Notably, a seven judge plurality of the Fifth Circuit also agreed with Duncan that library book decisions are “government speech” and therefore not subject to First Amendment challenges, a concept that has animated several right wing legislative efforts to ban books in libraries in recent years. But with only a plurality of Fifth Circuit judges agreeing with such a massive expansion of the government speech doctrine, which holds that the First Amendment does not impose “a requirement of viewpoint-neutrality” on speech undertaken by the government, that conclusion is not binding.
In a stinging dissent, Fifth Circuit judge Stephen Higginson, writing for the minority, blasted the Fifth Circuit's majority opinion.
"The majority concedes by silence that the district court did not clearly err in finding that Defendants’ removal decisions likely were motivated by discrimination against certain ideas and a desire to limit access to those ideas,” Higginson wrote. “Nonetheless, our court instead announces a new abridgement of the First Amendment, holding that public library patrons may not challenge even politically motivated book removals. Hereafter across Texas, Louisiana, and Mississippi, it simply does not matter legally if public officials, motivated by political hostility, target and remove books they deem inappropriate or offensive, in order to deny the public access to the information and ideas therein.”
The Legal Battle Is Not Over
In a December 8 statement, plaintiff Leila Green Little thanked her lawyers and fellow plaintiffs, and echoed Higginson’s criticism.
“[The Supreme Court’s denial] means that the en banc ruling of the Fifth Circuit Court of Appeals will remain in effect for Texas, Louisiana, and Mississippi,” Green Little said. “This means that public library patrons have no First Amendment rights to access information. This means we now live in a censorship state.”
But while the decision not to take the case is a blow to the freedom to read, especially in the three states where the Fifth Circuit ruling is binding, even the Llano County defendants acknowledge that the issues at the heart of the Llano case are likely to reach the high court again soon, with at least four other high-profile lawsuits now in process.
"The Court will eventually have to resolve whether (and to what extent) the Speech Clause prevents government-owned libraries from removing materials in their collections," lawyers for the Llano defendants conceded in an October 24 brief in which they urged the high court not to take the case.

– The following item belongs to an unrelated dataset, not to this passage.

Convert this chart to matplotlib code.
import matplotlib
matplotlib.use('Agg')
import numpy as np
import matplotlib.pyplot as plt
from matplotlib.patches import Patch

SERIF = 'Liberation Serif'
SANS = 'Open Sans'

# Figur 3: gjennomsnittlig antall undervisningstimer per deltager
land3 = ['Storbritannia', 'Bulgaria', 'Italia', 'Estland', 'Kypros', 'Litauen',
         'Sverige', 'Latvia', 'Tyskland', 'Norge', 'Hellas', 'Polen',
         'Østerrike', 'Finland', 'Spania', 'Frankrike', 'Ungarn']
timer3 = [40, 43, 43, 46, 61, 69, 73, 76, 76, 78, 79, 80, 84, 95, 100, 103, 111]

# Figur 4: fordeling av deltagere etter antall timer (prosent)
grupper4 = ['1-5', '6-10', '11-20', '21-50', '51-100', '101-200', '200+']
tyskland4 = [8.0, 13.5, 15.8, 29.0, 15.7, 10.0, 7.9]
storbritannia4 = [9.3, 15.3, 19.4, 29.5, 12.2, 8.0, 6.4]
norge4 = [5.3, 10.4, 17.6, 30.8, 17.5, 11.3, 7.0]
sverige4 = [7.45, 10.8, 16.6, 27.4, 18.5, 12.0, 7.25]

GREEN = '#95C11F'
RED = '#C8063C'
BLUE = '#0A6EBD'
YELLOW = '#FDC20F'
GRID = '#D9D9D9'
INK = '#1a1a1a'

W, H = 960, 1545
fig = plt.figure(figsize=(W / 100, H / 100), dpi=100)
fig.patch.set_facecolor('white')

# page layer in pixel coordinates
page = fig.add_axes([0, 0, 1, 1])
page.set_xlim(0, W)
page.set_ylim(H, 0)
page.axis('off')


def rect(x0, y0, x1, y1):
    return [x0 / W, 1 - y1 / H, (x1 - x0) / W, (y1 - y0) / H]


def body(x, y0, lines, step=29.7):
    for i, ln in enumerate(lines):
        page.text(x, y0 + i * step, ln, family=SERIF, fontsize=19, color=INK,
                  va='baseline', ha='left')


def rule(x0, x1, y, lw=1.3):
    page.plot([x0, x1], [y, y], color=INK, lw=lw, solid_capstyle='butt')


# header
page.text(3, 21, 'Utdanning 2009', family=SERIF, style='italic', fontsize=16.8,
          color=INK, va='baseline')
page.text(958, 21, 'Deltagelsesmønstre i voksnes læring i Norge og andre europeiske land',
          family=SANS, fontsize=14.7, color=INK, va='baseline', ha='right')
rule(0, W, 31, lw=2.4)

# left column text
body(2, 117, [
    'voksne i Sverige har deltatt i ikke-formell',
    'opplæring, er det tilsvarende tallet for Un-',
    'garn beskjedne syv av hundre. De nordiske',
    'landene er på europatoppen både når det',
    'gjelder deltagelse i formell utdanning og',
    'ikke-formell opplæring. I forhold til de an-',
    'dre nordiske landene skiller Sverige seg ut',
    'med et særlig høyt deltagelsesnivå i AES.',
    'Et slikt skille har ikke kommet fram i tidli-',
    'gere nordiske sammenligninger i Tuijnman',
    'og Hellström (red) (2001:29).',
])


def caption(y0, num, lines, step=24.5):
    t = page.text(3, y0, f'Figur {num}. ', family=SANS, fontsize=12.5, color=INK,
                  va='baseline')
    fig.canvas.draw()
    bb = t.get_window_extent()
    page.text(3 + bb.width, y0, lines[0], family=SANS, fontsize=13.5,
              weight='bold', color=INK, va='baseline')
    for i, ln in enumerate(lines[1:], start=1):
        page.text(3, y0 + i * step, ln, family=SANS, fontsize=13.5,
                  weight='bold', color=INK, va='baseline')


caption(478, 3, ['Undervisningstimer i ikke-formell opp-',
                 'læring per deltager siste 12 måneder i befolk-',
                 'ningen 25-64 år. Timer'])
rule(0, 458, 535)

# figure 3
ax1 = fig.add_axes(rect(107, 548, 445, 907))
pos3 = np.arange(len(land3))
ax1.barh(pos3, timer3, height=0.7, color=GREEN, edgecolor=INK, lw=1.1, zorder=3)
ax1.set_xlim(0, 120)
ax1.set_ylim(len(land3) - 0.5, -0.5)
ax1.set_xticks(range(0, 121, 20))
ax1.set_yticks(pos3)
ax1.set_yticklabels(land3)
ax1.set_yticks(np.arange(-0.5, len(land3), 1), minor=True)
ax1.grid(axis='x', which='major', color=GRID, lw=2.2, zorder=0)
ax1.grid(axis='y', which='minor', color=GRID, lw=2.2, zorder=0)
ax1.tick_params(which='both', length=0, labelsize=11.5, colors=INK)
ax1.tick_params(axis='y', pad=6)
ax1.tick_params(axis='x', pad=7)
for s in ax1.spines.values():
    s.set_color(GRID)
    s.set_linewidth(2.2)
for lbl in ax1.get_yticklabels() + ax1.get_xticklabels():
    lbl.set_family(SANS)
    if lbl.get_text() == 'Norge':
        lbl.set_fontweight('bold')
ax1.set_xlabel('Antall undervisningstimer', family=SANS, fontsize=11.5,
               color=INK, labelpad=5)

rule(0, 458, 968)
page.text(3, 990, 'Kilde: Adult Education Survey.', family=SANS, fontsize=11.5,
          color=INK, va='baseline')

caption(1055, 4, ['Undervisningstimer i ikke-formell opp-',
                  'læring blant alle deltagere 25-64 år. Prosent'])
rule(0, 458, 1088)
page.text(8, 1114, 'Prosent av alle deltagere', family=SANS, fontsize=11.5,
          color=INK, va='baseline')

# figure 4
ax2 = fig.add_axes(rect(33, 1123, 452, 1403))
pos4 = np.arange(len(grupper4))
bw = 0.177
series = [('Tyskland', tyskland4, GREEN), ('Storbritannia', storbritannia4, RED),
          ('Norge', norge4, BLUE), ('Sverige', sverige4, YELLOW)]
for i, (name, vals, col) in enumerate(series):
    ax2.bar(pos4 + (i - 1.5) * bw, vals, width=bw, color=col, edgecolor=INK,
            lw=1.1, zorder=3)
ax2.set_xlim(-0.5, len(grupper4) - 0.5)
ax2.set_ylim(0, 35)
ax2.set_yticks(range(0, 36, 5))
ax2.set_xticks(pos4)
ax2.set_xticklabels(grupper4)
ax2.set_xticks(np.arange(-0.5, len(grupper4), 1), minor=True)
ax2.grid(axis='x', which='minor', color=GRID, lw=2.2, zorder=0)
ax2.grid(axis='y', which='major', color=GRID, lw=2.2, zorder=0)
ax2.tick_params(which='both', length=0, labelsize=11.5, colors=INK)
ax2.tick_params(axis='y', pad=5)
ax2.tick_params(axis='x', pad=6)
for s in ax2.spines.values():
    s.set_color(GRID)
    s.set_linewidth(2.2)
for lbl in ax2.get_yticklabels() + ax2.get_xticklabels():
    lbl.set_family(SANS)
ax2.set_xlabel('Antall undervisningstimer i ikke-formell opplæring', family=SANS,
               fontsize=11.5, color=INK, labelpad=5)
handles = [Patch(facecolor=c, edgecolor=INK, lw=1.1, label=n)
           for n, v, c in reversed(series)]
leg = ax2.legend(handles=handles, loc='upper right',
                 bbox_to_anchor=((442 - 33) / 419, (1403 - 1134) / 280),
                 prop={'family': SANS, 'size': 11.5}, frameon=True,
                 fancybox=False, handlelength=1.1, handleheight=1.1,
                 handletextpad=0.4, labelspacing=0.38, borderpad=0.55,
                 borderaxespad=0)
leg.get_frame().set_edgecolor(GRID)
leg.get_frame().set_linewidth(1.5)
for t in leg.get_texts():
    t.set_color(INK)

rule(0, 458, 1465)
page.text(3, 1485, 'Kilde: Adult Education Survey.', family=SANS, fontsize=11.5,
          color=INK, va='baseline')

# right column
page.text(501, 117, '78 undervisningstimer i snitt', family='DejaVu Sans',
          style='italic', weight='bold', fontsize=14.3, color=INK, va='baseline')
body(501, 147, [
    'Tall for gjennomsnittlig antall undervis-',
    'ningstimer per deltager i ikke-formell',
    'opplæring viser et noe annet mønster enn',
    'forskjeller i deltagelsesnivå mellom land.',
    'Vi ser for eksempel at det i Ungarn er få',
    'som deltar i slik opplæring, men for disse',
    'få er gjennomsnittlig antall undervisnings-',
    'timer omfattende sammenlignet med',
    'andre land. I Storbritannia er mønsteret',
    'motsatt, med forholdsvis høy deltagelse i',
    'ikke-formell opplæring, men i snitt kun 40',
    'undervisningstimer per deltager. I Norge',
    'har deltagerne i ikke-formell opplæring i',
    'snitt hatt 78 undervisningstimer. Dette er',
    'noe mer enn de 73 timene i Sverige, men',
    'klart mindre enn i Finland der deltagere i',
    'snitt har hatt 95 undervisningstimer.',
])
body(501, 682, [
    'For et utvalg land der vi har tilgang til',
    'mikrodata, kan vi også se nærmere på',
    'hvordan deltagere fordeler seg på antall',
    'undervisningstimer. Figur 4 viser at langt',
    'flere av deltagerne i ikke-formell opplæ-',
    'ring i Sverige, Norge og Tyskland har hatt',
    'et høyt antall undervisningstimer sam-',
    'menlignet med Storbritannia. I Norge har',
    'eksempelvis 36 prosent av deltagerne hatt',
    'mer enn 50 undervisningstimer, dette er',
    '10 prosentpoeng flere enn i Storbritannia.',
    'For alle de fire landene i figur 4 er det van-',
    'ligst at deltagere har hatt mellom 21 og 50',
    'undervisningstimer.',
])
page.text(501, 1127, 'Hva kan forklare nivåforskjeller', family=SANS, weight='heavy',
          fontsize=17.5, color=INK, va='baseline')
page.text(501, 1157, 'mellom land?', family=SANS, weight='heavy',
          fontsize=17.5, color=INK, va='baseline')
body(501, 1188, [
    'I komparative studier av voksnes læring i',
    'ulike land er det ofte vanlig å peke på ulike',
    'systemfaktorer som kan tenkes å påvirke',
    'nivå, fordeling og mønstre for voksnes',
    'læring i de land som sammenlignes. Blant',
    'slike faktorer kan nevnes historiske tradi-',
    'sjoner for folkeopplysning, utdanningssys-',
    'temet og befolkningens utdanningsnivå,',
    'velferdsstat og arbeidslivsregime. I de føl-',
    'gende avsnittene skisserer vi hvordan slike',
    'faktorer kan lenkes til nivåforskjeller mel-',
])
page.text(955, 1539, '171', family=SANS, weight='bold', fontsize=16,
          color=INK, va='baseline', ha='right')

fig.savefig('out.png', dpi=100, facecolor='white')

Specifically, lawyers for Llano County argued that the Supreme Court should decline the Llano case and wait for three other book banning cases to be decided: In the Eighth Circuit, Penguin Random House v. Robbins (in which a district court found Iowa's sweeping book ban provision in SF 496 to be unconstitutional); in the 10th Circuit, Crookshanks v. Elizabeth School District (in which a lower court found that 19 book removals in a high school were unconstitutional); and in the Eleventh Circuit, Parnell v. School Board of Escambia County (in which a district court, leaning heavily on the Fifth Circuit's Llano decision, agreed there is no First Amendment right to receive information in a school library).
In addition, the Ninth Circuit is currently reviewing a challenge of Idaho's recently enacted law HB 710, which requires schools and libraries to remove books vaguely deemed to be “harmful” to minors.

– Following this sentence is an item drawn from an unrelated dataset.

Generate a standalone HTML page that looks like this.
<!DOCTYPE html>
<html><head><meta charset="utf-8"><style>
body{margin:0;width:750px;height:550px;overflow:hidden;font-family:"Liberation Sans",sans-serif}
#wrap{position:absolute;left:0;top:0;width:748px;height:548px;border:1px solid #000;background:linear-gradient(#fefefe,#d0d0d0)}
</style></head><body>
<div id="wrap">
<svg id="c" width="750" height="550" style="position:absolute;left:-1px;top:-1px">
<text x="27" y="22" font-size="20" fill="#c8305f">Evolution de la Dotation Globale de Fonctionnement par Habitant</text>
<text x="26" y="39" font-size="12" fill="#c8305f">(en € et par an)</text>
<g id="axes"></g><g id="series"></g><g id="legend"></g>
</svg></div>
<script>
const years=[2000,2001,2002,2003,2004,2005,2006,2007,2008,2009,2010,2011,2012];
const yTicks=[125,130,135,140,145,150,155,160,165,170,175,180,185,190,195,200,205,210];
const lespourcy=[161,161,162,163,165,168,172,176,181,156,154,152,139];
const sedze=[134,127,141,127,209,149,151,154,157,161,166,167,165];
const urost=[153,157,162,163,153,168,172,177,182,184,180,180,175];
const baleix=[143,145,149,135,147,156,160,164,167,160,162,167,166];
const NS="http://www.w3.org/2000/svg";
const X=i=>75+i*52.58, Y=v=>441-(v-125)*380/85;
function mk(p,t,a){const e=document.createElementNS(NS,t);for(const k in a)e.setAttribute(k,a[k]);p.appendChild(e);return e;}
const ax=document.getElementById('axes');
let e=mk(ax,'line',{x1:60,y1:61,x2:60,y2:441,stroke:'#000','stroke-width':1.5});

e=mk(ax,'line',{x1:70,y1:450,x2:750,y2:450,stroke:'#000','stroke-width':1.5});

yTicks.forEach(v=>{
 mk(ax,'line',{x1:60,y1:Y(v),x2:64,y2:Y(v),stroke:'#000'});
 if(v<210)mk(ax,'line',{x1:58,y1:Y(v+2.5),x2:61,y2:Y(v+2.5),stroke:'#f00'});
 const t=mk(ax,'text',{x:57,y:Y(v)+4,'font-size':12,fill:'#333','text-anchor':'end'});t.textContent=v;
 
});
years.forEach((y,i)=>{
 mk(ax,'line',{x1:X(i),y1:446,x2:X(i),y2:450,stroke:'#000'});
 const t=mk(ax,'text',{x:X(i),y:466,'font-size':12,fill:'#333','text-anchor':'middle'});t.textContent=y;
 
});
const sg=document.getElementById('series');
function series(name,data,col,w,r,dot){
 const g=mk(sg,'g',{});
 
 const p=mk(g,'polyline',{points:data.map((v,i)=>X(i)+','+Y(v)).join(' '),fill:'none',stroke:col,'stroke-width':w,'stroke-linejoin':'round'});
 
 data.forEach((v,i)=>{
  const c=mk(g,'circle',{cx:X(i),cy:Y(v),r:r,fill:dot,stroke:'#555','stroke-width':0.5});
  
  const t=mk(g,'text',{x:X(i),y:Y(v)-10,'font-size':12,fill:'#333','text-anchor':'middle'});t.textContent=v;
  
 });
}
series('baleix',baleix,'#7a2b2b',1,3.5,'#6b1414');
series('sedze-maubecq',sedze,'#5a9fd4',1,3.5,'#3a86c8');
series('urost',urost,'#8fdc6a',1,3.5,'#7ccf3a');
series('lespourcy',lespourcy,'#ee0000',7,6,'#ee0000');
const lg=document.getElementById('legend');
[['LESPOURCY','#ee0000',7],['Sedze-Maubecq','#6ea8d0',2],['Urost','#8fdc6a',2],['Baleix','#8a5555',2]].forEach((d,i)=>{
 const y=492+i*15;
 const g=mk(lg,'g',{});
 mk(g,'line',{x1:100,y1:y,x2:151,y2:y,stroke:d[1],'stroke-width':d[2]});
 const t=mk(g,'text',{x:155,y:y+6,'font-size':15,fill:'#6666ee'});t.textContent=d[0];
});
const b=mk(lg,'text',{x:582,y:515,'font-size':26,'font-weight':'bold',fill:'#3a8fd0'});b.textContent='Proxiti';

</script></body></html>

But, as the plaintiffs argued in their November 10 reply brief urging the Supreme Court to take the case, that the issues in the Llano case are likely get to the Supreme Court eventually is cold comfort for residents in the three states where local officials are empowered to remove library books virtually at will.

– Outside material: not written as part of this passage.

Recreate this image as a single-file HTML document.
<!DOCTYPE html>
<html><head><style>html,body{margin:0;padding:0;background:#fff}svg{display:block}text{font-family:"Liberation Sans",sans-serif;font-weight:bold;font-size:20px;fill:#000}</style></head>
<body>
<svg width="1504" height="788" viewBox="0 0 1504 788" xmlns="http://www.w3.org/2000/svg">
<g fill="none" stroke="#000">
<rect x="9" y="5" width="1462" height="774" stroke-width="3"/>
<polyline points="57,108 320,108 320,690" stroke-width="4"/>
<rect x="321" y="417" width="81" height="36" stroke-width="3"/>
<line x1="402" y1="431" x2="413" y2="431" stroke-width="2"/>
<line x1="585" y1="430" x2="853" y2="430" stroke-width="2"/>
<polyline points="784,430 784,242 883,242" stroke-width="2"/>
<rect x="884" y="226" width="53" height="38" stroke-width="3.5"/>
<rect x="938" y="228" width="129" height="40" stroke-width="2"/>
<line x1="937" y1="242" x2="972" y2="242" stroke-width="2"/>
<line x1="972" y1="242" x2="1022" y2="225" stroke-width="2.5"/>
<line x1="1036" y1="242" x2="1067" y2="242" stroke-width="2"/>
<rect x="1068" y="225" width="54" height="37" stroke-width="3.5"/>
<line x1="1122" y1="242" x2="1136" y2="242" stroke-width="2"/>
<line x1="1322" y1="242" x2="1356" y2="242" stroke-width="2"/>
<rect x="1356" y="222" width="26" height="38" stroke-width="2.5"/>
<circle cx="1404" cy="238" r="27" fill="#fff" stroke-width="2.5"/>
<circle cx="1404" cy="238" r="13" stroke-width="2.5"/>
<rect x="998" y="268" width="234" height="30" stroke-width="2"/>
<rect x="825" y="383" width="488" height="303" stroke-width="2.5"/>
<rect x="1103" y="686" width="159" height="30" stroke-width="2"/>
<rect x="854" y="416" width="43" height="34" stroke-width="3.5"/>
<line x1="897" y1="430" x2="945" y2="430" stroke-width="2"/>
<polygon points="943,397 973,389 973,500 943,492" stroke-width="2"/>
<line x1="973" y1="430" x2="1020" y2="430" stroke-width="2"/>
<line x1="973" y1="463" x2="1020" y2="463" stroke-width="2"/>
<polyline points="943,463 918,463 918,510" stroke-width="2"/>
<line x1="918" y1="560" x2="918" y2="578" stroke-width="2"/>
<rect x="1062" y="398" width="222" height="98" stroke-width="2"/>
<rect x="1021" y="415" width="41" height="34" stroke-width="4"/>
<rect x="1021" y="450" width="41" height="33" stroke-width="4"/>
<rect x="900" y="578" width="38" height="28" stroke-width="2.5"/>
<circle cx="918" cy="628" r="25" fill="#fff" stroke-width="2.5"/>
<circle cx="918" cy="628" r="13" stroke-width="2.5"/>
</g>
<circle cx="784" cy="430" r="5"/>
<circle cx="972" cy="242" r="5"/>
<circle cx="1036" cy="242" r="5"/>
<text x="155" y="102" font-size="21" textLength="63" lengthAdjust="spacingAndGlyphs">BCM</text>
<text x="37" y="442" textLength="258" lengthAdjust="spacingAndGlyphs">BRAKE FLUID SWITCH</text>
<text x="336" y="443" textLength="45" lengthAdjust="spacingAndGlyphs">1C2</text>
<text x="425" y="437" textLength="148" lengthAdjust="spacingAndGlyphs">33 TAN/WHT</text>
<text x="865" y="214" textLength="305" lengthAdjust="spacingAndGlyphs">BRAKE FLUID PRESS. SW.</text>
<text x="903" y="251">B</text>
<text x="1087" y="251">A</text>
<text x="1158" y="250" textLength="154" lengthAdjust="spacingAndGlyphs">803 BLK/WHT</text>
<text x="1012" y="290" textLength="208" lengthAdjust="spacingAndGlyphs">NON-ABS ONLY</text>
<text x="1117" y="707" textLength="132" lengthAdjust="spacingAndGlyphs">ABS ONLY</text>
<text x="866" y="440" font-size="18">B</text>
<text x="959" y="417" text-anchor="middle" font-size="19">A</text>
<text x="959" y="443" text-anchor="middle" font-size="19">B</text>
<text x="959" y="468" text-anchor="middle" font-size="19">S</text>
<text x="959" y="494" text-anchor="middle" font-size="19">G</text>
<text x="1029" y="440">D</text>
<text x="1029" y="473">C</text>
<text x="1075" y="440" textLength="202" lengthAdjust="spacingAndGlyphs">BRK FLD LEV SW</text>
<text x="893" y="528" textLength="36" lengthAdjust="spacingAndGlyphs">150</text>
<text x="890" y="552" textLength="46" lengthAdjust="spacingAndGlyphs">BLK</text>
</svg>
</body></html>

"This case turns on the 'bedrock principle underlying the First Amendment': that 'the government may not prohibit the expression of an idea simply because society finds the idea itself offensive or disagreeable,’” lawyers for the Llano plaintiffs argued their brief. “If this Court were to postpone review, state and local governments in the Fifth Circuit could freely deploy public libraries as instruments of 'naked censorship' during that period of delay. Leaving such a system in place—even for 'another year or two,' is antithetical to our Nation’s most cherished constitutional values."
Reaction
At press time, reaction to the Supreme Court's denial was beginning to roll in.
“The Supreme Court’s decision not to review Little v. Llano is a setback in timing, but not in justice," said Penguin Random House Associate General Counsel Dan Novack, in a statement on behalf of a coalition of major publishers and authors. "We are undeterred and remain committed to defending the freedom to read in courtrooms across the country, including our ongoing challenges in the Eighth, Ninth, and Eleventh Circuits. This issue will return to the Supreme Court in the near future, and we are working to establish strong, constitutional precedents that counter the Fifth Circuit’s ruling.”
"By allowing the Fifth Circuit’s decision to stand, the Supreme Court has added yet taken another step in the rapidly evolving and deeply troubling expansion of Government Speech Doctrine," EveryLibrary executive director John Chrastka told Words & Money. "The notion that the First Amendment does not apply in libraries is both an existential threat and a tactical weapon against free expression. Denying a hearing seems to signal that a majority of the Justices are permitting the 'facts on the ground' to shift in ways that favor that doctrine. This means we need to heighten our vigilance against overreach by would-be book banners within the Fifth Circuit and against improper attempts to apply this ruling beyond its jurisdiction."
"By declining to review the Fifth Circuit’s decision, the Supreme Court has empowered state and local governments to limit what materials people can access in their libraries. As a result, millions of library users now face a diminished right to read and explore information free from government interference," said American Library Association president Sam Helmick. "The ruling threatens to transform government libraries into centers for indoctrination instead of protecting them as hubs of open inquiry."
"Leaving the Fifth Circuit’s ruling in place erodes the most elemental principles of free speech and allows state and local governments to exert ideological control over the people with impunity," said Elly Brinkley, staff attorney for U.S. Free Expression Programs, in a statement. "The government has no place telling people what they can and cannot read."
This is a developing story. We will update as more reaction comes in.